By moving the heavy lifting—the diffing, the queueing, and the streaming—to a specialized system, you protect your CMS from breaking after updates and ensure that your ad campaigns never stop due to a "Memory Limit Exceeded" error.
Pattern 6: Distributed Validation and Schema Checks
When managing 1,000 SKUs, you can spot-check your feed manually. At 100,000+ SKUs, manual verification is impossible. Large-scale architectures must incorporate automated validation gates.
Instead of sending the entire feed to Google and waiting for the Merchant Center to report errors, the transformation workers should perform real-time validation against the channel’s schema.
- Pre-flight Checks: Validate required fields (GTIN, Price, availability) before the item is even added to the export buffer.
- Heuristic Monitoring: Flag items with suspicious data (e.g., a price drop of >90% or a title that is 100% uppercase) for manual review.
By shifting validation "left" in the pipeline, you prevent massive account-level suspensions that can occur when a CMS update accidentally corrupts a large percentage of your catalog.
Monitoring and Observability at Scale
At enterprise scale, "the feed is live" is not a sufficient success metric. You need deep observability into the health of your data pipeline.
1. Data Drift Detection
Data drift occurs when the attributes in your feed slowly diverge from the attributes in your CMS. This often happens due to cached values that fail to invalidate or edge cases in delta feed logic. A robust architecture periodically compares a random sample of feed items against the live CMS API to calculate a "Drift Score."
2. Ad Spend Leakage
One of the most expensive scaling failures is "Ad Spend Leakage"—where you continue to bid on products that are actually out of stock. At 100k SKUs, if 1% of your items are incorrectly marked as "in stock," you could be wasting thousands of dollars per day. Monitoring the latency between a "Stock = 0" event in the CMS and the "Availability = out of stock" update in the ad catalog is a critical KPI for performance marketers.
Impact on System Performance
It is important to remember that feed generation is a background task that shares infrastructure with your frontend. High-volume feed exports should be rate-limited or scheduled during off-peak hours to avoid impacting the user experience for actual shoppers.

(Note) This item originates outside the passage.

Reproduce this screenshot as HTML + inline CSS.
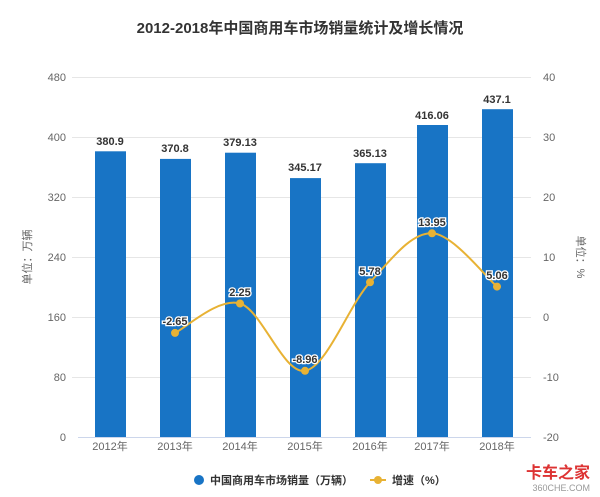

Using a dedicated feed layer allows you to offload this entire computational burden. The tool handles the heavy lifting of processing hundreds of thousands of variants, while your CMS only has to handle a single, optimized data fetch or respond to lightweight webhooks.
Summary: Architecture Checklist for 100k+ SKUs
- [ ] Streaming: Are you using database cursors instead of "Select All"?
- [ ] Decoupling: Is your feed generation running as a background process?
- [ ] Caching: Are you caching lookups for categories and shipping rules?
- [ ] Deltas: Are you only processing changed items for high-frequency updates?
- [ ] Resilience: Can your system resume from a failure without restarting the entire export?
If you can check all five, you aren't just managing a file; you've built a scalable commerce data platform.